There are of course wonderful examples all around us of individuals showing compassion and mercy for other people who are weak and vulnerable no matter what group they belong to. This is a startling reminder that humanity is created in the image of God, so that capacity for compassion is very much a reality within every heart. And it is an observable fact that comforting and caring for someone who is suffering softens the human heart that is doing the caring.
An even greater dimension of that kind of comfort and mercy is ours when we we receive an understanding and revelation of the powerful work of the Holy Spirit, the Comforter who lives within us. The Holy Spirit shows us the compassion that Jesus had for all of for us and that we can have for one another, thoughts of kindness and mercy.
The prophet Zechariah spoke to all of us through a prophecy to Israel about the heart of kindness and compassion we would receive when we would finally come to understand the Father’s heart of grief that he felt when he sent his only Son to die on the cross for us. Holy Spirit has carried that mercy and compassion from the Father to the Son and to us for one another.
Zechariah 12:10 And I will pour out on the house of David and the inhabitants of Jerusalem a spirit of grace and mercy, so that, when they look on him whom they have pierced, they shall mourn for him, as one mourns for an only child… and from that mourning will flow ‘a spirit of kindness and prayer’ and ‘a fountain of living waters will flow out from them’ (Zechariah 13:1; 14:8).”
WALKING HUMBLY WITH OUR GOD.
Just as Jesus showed a humble trust in committing all justice into the hands of his father against the threats and insults of his enemies, we see how King David also walked humbly with his God.
There is a story of King David which shows that he had an understanding of the balance between his status as a king, and humility.

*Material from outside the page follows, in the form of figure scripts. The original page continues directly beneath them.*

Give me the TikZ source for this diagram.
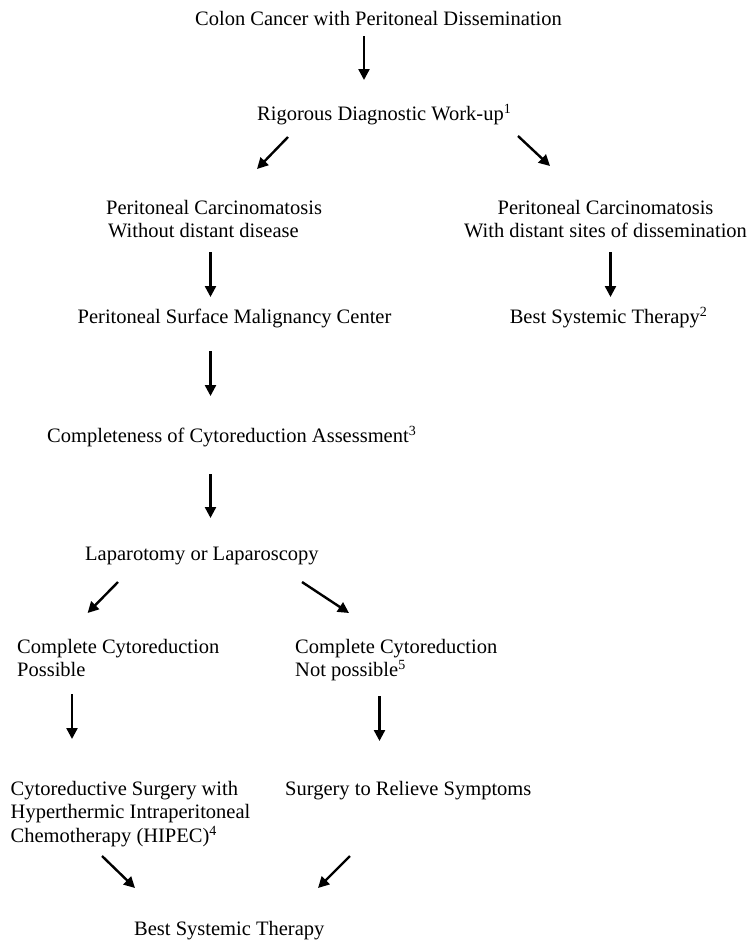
\documentclass[tikz,border=0pt]{standalone}
\usepackage{fontspec}
\setmainfont{Liberation Serif}
\usetikzlibrary{arrows.meta}
\newcommand{\supr}[1]{\raisebox{7pt}{\fontsize{14}{14}\selectfont #1}}
\begin{document}
\begin{tikzpicture}[x=1pt,y=-1pt,
  txt/.style={inner sep=0pt, anchor=base west, font=\fontsize{20.5}{23.5}\selectfont},
  arr/.style={line width=2.4pt, -{Triangle[length=11pt,width=11pt]}}]
\useasboundingbox (0,0) rectangle (748,943);
\node[txt] (title) at (195,25) {Colon Cancer with Peritoneal Dissemination};
\node[txt] (rig) at (257,120) {Rigorous Diagnostic Work-up\supr{1}};
\node[txt] (pcl) at (106,214) {\begin{tabular}[t]{@{}l@{}}Peritoneal Carcinomatosis\\ \hspace{2pt}Without distant disease\end{tabular}};
\node[txt] (pcr) at (464,214) {\begin{tabular}[t]{@{}c@{}}Peritoneal Carcinomatosis\\ With distant sites of dissemination\end{tabular}};
\node[txt] (psm) at (77.5,323) {Peritoneal Surface Malignancy Center};
\node[txt] (bst2) at (509.6,323) {Best Systemic Therapy\supr{2}};
\node[txt] (cca) at (47,442) {Completeness of Cytoreduction Assessment\supr{3}};
\node[txt] (lap) at (85,560) {Laparotomy or Laparoscopy};
\node[txt] (ccp) at (17,653) {\begin{tabular}[t]{@{}l@{}}Complete Cytoreduction\\ Possible\end{tabular}};
\node[txt] (ccn) at (295,653) {\begin{tabular}[t]{@{}l@{}}Complete Cytoreduction\\ Not possible\supr{5}\end{tabular}};
\node[txt] (crs) at (10.5,795) {\begin{tabular}[t]{@{}l@{}}Cytoreductive Surgery with\\ Hyperthermic Intraperitoneal\\ Chemotherapy (HIPEC)\supr{4}\end{tabular}};
\node[txt] (srs) at (285,795) {Surgery to Relieve Symptoms};
\node[txt] (bst) at (134,935) {Best Systemic Therapy};

\draw[arr] ([shift={(169,11)}]title.base west) -- ([shift={(107,-40)}]rig.base west);
\draw[arr] ([shift={(31,17)}]rig.base west) -- ([shift={(151,-45)}]pcl.base west);
\draw[arr] ([shift={(261,16)}]rig.base west) -- ([shift={(86,-48)}]pcr.base west);
\draw[arr] ([shift={(104.5,38)}]pcl.base west) -- ([shift={(133,-26)}]psm.base west);
\draw[arr] ([shift={(146.5,38)}]pcr.base west) -- ([shift={(100.9,-26)}]bst2.base west);
\draw[arr] ([shift={(133,28)}]psm.base west) -- ([shift={(163.5,-46)}]cca.base west);
\draw[arr] ([shift={(163.5,32)}]cca.base west) -- ([shift={(125.5,-42)}]lap.base west);
\draw[arr] ([shift={(33,22)}]lap.base west) -- ([shift={(70.6,-40)}]ccp.base west);
\draw[arr] ([shift={(217,22)}]lap.base west) -- ([shift={(54,-40)}]ccn.base west);
\draw[arr] ([shift={(55,41)}]ccp.base west) -- ([shift={(61.5,-56)}]crs.base west);
\draw[arr] ([shift={(84.5,43)}]ccn.base west) -- ([shift={(94.5,-54)}]srs.base west);
\draw[arr] ([shift={(91.5,61)}]crs.base west) -- ([shift={(1,-47)}]bst.base west);
\draw[arr] ([shift={(65,61)}]srs.base west) -- ([shift={(184,-47)}]bst.base west);
\end{tikzpicture}
\end{document}
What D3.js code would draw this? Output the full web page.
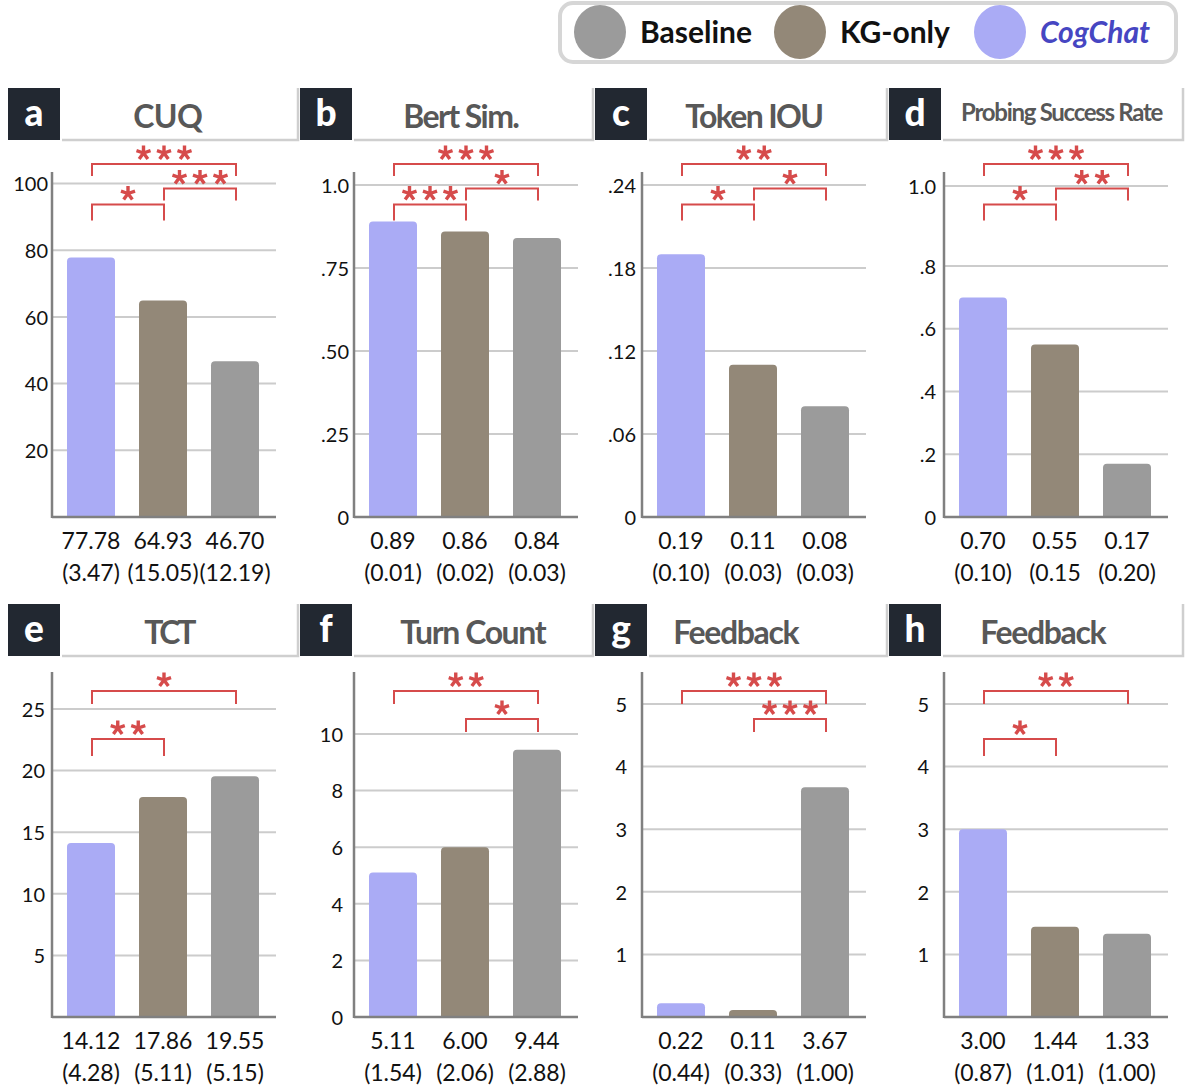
<!DOCTYPE html>
<html><head><meta charset="utf-8">
<script src="https://cdn.jsdelivr.net/npm/d3@7"></script>
<style>body{margin:0;background:#fff}</style>
</head><body>
<svg id="chart" width="1188" height="1088"></svg>
<script>
// ---------------- DATA ----------------
const methods = ["CogChat", "KG-only", "Baseline"];
const legendOrder = ["Baseline", "KG-only", "CogChat"];
const panelLetters = ["a", "b", "c", "d", "e", "f", "g", "h"];
const panelTitles = ["CUQ", "Bert Sim.", "Token IOU", "Probing Success Rate", "TCT", "Turn Count", "Feedback", "Feedback"];

const cuqMean = [77.78, 64.93, 46.70];
const cuqSd = ["(3.47)", "(15.05)", "(12.19)"];
const bertMean = [0.89, 0.86, 0.84];
const bertSd = ["(0.01)", "(0.02)", "(0.03)"];
const iouMean = [0.19, 0.11, 0.08];
const iouSd = ["(0.10)", "(0.03)", "(0.03)"];
const probeMean = [0.70, 0.55, 0.17];
const probeSd = ["(0.10)", "(0.15", "(0.20)"];
const tctMean = [14.12, 17.86, 19.55];
const tctSd = ["(4.28)", "(5.11)", "(5.15)"];
const turnMean = [5.11, 6.00, 9.44];
const turnSd = ["(1.54)", "(2.06)", "(2.88)"];
const fbGMean = [0.22, 0.11, 3.67];
const fbGSd = ["(0.44)", "(0.33)", "(1.00)"];
const fbHMean = [3.00, 1.44, 1.33];
const fbHSd = ["(0.87)", "(1.01)", "(1.00)"];

const cuqTicks = [20, 40, 60, 80, 100];
const cuqTickLabels = ["20", "40", "60", "80", "100"];
const bertTicks = [0, 0.25, 0.5, 0.75, 1.0];
const bertTickLabels = ["0", ".25", ".50", ".75", "1.0"];
const iouTicks = [0, 0.06, 0.12, 0.18, 0.24];
const iouTickLabels = ["0", ".06", ".12", ".18", ".24"];
const probeTicks = [0, 0.2, 0.4, 0.6, 0.8, 1.0];
const probeTickLabels = ["0", ".2", ".4", ".6", ".8", "1.0"];
const tctTicks = [5, 10, 15, 20, 25];
const tctTickLabels = ["5", "10", "15", "20", "25"];
const turnTicks = [0, 2, 4, 6, 8, 10];
const turnTickLabels = ["0", "2", "4", "6", "8", "10"];
const fbTicks = [1, 2, 3, 4, 5];
const fbTickLabels = ["1", "2", "3", "4", "5"];

// significance comparisons: [indexA, indexB, number of stars]
const cuqComps = [[0, 2, 3], [1, 2, 3], [0, 1, 1]];
const bertComps = [[0, 2, 3], [1, 2, 1], [0, 1, 3]];
const iouComps = [[0, 2, 2], [1, 2, 1], [0, 1, 1]];
const probeComps = [[0, 2, 3], [1, 2, 2], [0, 1, 1]];
const tctComps = [[0, 2, 1], [0, 1, 2]];
const turnComps = [[0, 2, 2], [1, 2, 1]];
const fbGComps = [[0, 2, 3], [1, 2, 3]];
const fbHComps = [[0, 2, 2], [0, 1, 1]];

const panelMeans = [cuqMean, bertMean, iouMean, probeMean, tctMean, turnMean, fbGMean, fbHMean];
const panelSds = [cuqSd, bertSd, iouSd, probeSd, tctSd, turnSd, fbGSd, fbHSd];
const panelTicks = [cuqTicks, bertTicks, iouTicks, probeTicks, tctTicks, turnTicks, fbTicks, fbTicks];
const panelTickLabels = [cuqTickLabels, bertTickLabels, iouTickLabels, probeTickLabels, tctTickLabels, turnTickLabels, fbTickLabels, fbTickLabels];
const panelComps = [cuqComps, bertComps, iouComps, probeComps, tctComps, turnComps, fbGComps, fbHComps];

// ---------------- LAYOUT / STYLE ----------------
const colors = {"CogChat": "#aaabf5", "KG-only": "#938878", "Baseline": "#9b9b9b"};
const FONT = "Lato, 'Noto Sans', sans-serif";
const RED = "#d64b4b";
const colBoxX = [8, 300, 595, 889];
const colAxisX = [52, 354, 642, 944];
const rowBoxY = [88, 604];
const rowBase = [517, 1017];
const rowAxisTop = [172, 672];
const rowLabel1 = [549, 1049];
const rowLabel2 = [581, 1081];
const PLOT_W = 224;
const yStops = [
  {d: [0, 100], r: [517, 183.5]},
  {d: [0, 1.0], r: [517, 185]},
  {d: [0, 0.24], r: [517, 185]},
  {d: [0, 0.8, 1.0], r: [517, 266, 186]},
  {d: [0, 25], r: [1017, 709]},
  {d: [0, 10], r: [1017, 734]},
  {d: [0, 5], r: [1017, 704]},
  {d: [0, 5], r: [1017, 704]}
];
const titleX = [167.5, 460, 753, 1061, 167, 472, 735, 1042];
const titleW = [69, 115, 137, 201, 49, 145, 125, 125];
const titleSize = [32, 32, 32, 24, 32, 32, 32, 32];
const tickGap = [4, 5, 6, 8, 7, 11, 15, 15];
const bracketLevels = [
  {"0-2": [164, 12], "1-2": [188.5, 12], "0-1": [204.5, 16]},
  {"0-2": [691, 13], "1-2": [719, 13], "0-1": [739, 17]}
];

const svg = d3.select("#chart");

// ---------------- LEGEND ----------------
const leg = svg.append("g");
leg.append("rect").attr("x", 560).attr("y", 3).attr("width", 616).attr("height", 59)
  .attr("rx", 13).attr("fill", "#fff").attr("stroke", "#d6d6d6").attr("stroke-width", 4);
const legX = d3.scalePoint().domain(legendOrder).range([600, 1000]);
legendOrder.forEach(m => {
  leg.append("ellipse").attr("cx", legX(m)).attr("cy", 32).attr("rx", 26).attr("ry", 27).attr("fill", colors[m]);
  leg.append("text").attr("x", legX(m) + 40).attr("y", 43)
    .attr("font-family", FONT).attr("font-weight", 700).attr("font-size", 30)
    .attr("font-style", m === "CogChat" ? "italic" : "normal")
    .attr("fill", m === "CogChat" ? "#4646c2" : "#111")
    .text(m);
});

// ---------------- PANELS ----------------
function topRounded(x, y, w, h, r) {
  r = Math.max(0, Math.min(r, h, w / 2));
  const p = d3.path();
  p.moveTo(x, y + h);
  p.lineTo(x, y + r);
  p.quadraticCurveTo(x, y, x + r, y);
  p.lineTo(x + w - r, y);
  p.quadraticCurveTo(x + w, y, x + w, y + r);
  p.lineTo(x + w, y + h);
  p.closePath();
  return p.toString();
}
function starPath(cx, cy, r) {
  const p = d3.path();
  for (let k = 0; k < 5; k++) {
    const a = -Math.PI / 2 + k * 2 * Math.PI / 5;
    p.moveTo(cx, cy);
    p.lineTo(cx + r * Math.cos(a), cy + r * Math.sin(a));
  }
  return p.toString();
}

panelLetters.forEach((letter, i) => {
  const col = i % 4, row = Math.floor(i / 4);
  const bx = colBoxX[col], by = rowBoxY[row];
  const ax = colAxisX[col], base = rowBase[row];
  const g = svg.append("g");

  // header
  const titleEnd = col < 3 ? colBoxX[col + 1] - 2 : 1183;
  g.append("rect").attr("x", bx + 52).attr("y", by).attr("width", titleEnd - bx - 52).attr("height", 51).attr("fill", "#fff");
  g.append("path").attr("d", `M${bx + 54},${by + 52}H${titleEnd}V${by}`)
    .attr("fill", "none").attr("stroke", "#cfcfcf").attr("stroke-width", 2.5);
  g.append("rect").attr("x", bx).attr("y", by).attr("width", 52).attr("height", 52).attr("fill", "#222831");
  g.append("text").attr("x", bx + 26).attr("y", by + 38).attr("text-anchor", "middle")
    .attr("font-family", FONT).attr("font-weight", 900).attr("font-size", 37).attr("fill", "#fff").text(letter);
  const tt = g.append("text").attr("x", titleX[i]).attr("y", by + 40 - (titleSize[i] < 30 ? 7 : 0)).attr("text-anchor", "middle")
    .attr("font-family", FONT).attr("font-weight", 700).attr("font-size", titleSize[i]).attr("fill", "#585858")
    .text(panelTitles[i]);
  const natural = tt.node().getComputedTextLength();
  const n = panelTitles[i].length;
  if (n > 1) {
    const ls = (titleW[i] - natural) / n;
    tt.attr("letter-spacing", ls.toFixed(2)).attr("x", titleX[i] - ls / 2);
  }

  // scales
  const y = d3.scaleLinear().domain(yStops[i].d).range(yStops[i].r);
  const x = d3.scaleBand().domain(methods).range([ax + 3, ax + 219]).paddingInner(1 / 3).paddingOuter(1 / 6);

  // gridlines
  g.append("g").selectAll("line").data(panelTicks[i].filter(t => t !== 0)).join("line")
    .attr("x1", ax).attr("x2", ax + PLOT_W).attr("y1", d => y(d)).attr("y2", d => y(d))
    .attr("stroke", "#cccccc").attr("stroke-width", 2);

  // bars
  g.append("g").selectAll("path").data(panelMeans[i]).join("path")
    .attr("d", (d, k) => topRounded(x(methods[k]), y(d), x.bandwidth(), base - y(d), 4))
    .attr("fill", (d, k) => colors[methods[k]]);

  // axis lines
  g.append("line").attr("x1", ax).attr("x2", ax).attr("y1", rowAxisTop[row]).attr("y2", base + 1)
    .attr("stroke", "#808080").attr("stroke-width", 2.5);
  g.append("line").attr("x1", ax).attr("x2", ax + PLOT_W).attr("y1", base).attr("y2", base)
    .attr("stroke", "#808080").attr("stroke-width", 2.5);

  // y tick labels
  const labs = panelTickLabels[i];
  const axis = d3.axisLeft(y).tickValues(panelTicks[i]).tickSize(0).tickPadding(tickGap[i])
    .tickFormat((d, k) => labs[k]);
  const ag = g.append("g").attr("transform", `translate(${ax},0)`).call(axis);
  ag.select(".domain").remove();
  ag.attr("font-family", FONT).attr("font-size", 20);
  ag.selectAll("text").attr("fill", "#111").attr("dy", "0.36em");

  // value labels
  g.append("g").selectAll("text").data(panelMeans[i]).join("text")
    .attr("x", (d, k) => x(methods[k]) + x.bandwidth() / 2).attr("y", rowLabel1[row])
    .attr("text-anchor", "middle").attr("font-family", FONT).attr("font-size", 23).attr("fill", "#111")
    .text(d => d3.format(".2f")(d));
  g.append("g").selectAll("text").data(panelSds[i]).join("text")
    .attr("x", (d, k) => x(methods[k]) + x.bandwidth() / 2).attr("y", rowLabel2[row])
    .attr("text-anchor", "middle").attr("font-family", FONT).attr("font-size", 23).attr("fill", "#111")
    .text(d => d);

  // significance brackets
  panelComps[i].forEach(([a, b, n]) => {
    const lv = bracketLevels[row][`${a}-${b}`];
    const x1 = x(methods[a]) + x.bandwidth() / 2 + 1, x2 = x(methods[b]) + x.bandwidth() / 2 + 1;
    const ly = lv[0], legLen = lv[1];
    g.append("path").attr("d", `M${x1},${ly + legLen}V${ly}H${x2}V${ly + legLen}`)
      .attr("fill", "none").attr("stroke", RED).attr("stroke-width", 2);
    const mid = (x1 + x2) / 2;
    for (let s = 0; s < n; s++) {
      const cx = mid + (s - (n - 1) / 2) * 20.5;
      g.append("path").attr("d", starPath(cx, ly - 11, 7.4))
        .attr("stroke", RED).attr("stroke-width", 3.4).attr("fill", "none");
    }
  });
});
</script>
</body></html>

In 2Samuel 16:5 David is accosted by an aggressive person called Shimei. This man cursed David as he rode along, and threw stones at him, from a hillside opposite him, accusing him of being a man of blood, a murderer. David's companions, who were riding on his right and on his left hand side, wanted to take off Shimei's head, saying - 'why should this dead dog curse the king?'. But David showed a Godly restraint and humility and replied to his men along the lines of: 'If God has sent this man to tell me what I'm really like, then I cannot destroy him for that, and on the other hand, if God has not sent him, then God will deal with the matter and even repay me good for this cursing of me today.'
When we can have faith that humbly accepts that God is at work to show himself just and faithful and merciful on our behalf we find his grace to surrender the power of justice and judgment into his hands. We are mistaken to think that God could never be that generous with his amazing grace to actually bring perfect justice to bear for us. It takes a certain kind of humility to accept it, and not make it all about us and what we deserve. If we can receive that grace we can then live in peace and bring peace into our world.